Nosferatu (word)
Nosferatu has been presented as an archaic Romanian word synonymous with "vampire". It was largely popularized in the late 19th and early 20th centuries by Western fiction such as the gothic novel Dracula (1897) and the German expressionist film Nosferatu (1922). One of the suggested etymologies of the term is that it is derived from the Romanian nesuferitul ('the offensive one' or 'the insufferable one').
One proposed etymology of nosferatu is that the term derives from the Greek nosophoros (Greek: νοσοφόρος), meaning "disease-bearing". The word appears to be quite rare in Greek. The variant νοσηφόρος ("nosēphoros"), is attested in fragments from a 2nd-century AD work by Marcellus Sidetes on medicine. Another variant appears in the Ionic dialect as νουσοφόρος ("nousophoros") in the Palatine Anthology.

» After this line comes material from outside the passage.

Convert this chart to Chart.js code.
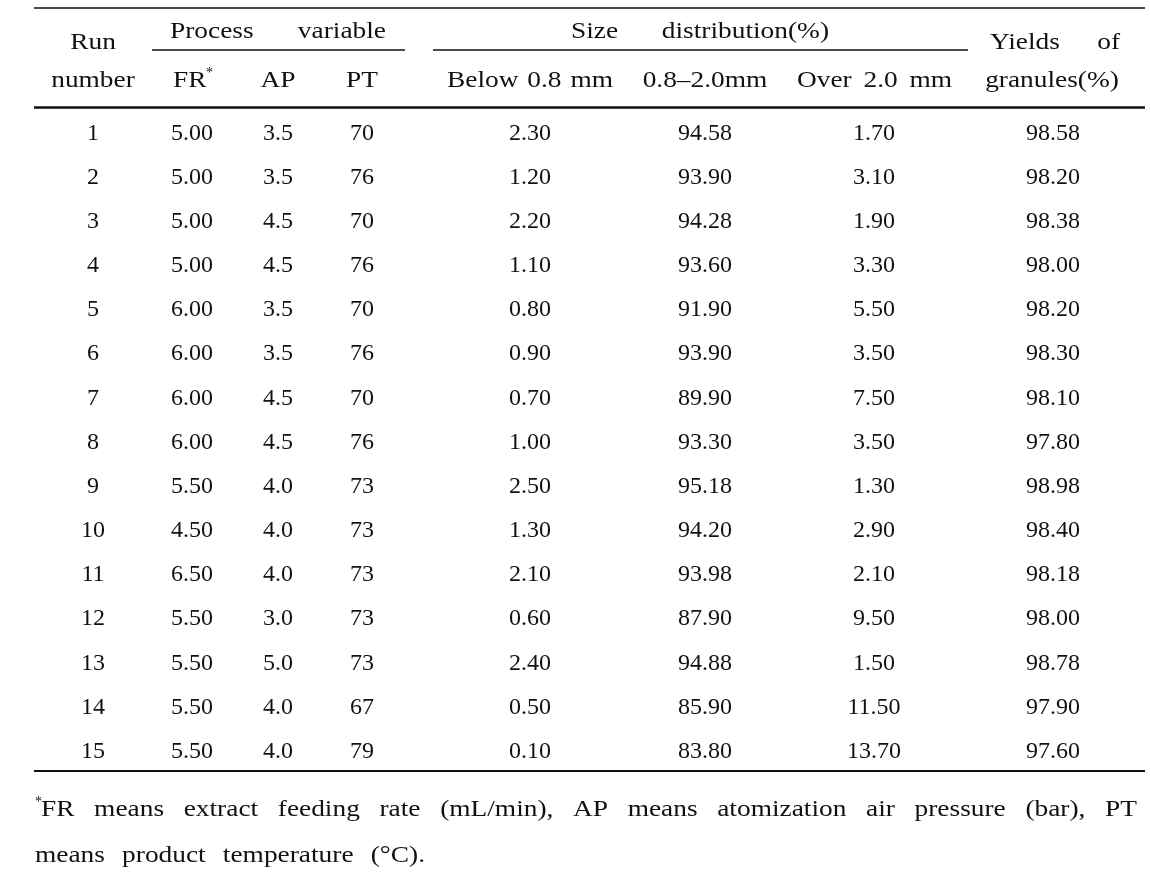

Other etymologies connect the term to various Romanian terms. These include necurat ("unclean"), which is commonly associated with the occult, nesuferit ("unbearable, insufferable), and nefârtat ("enemy", lit. "unbrothered"). The nominative masculine definite form of a Romanian noun in the declension to which these words belong takes the ending "-ul" or even the shortened "u", as in Romanian "l" is usually omitted in pronunciation, so the definite forms nefârtatu, necuratu and nesuferitu are commonly encountered.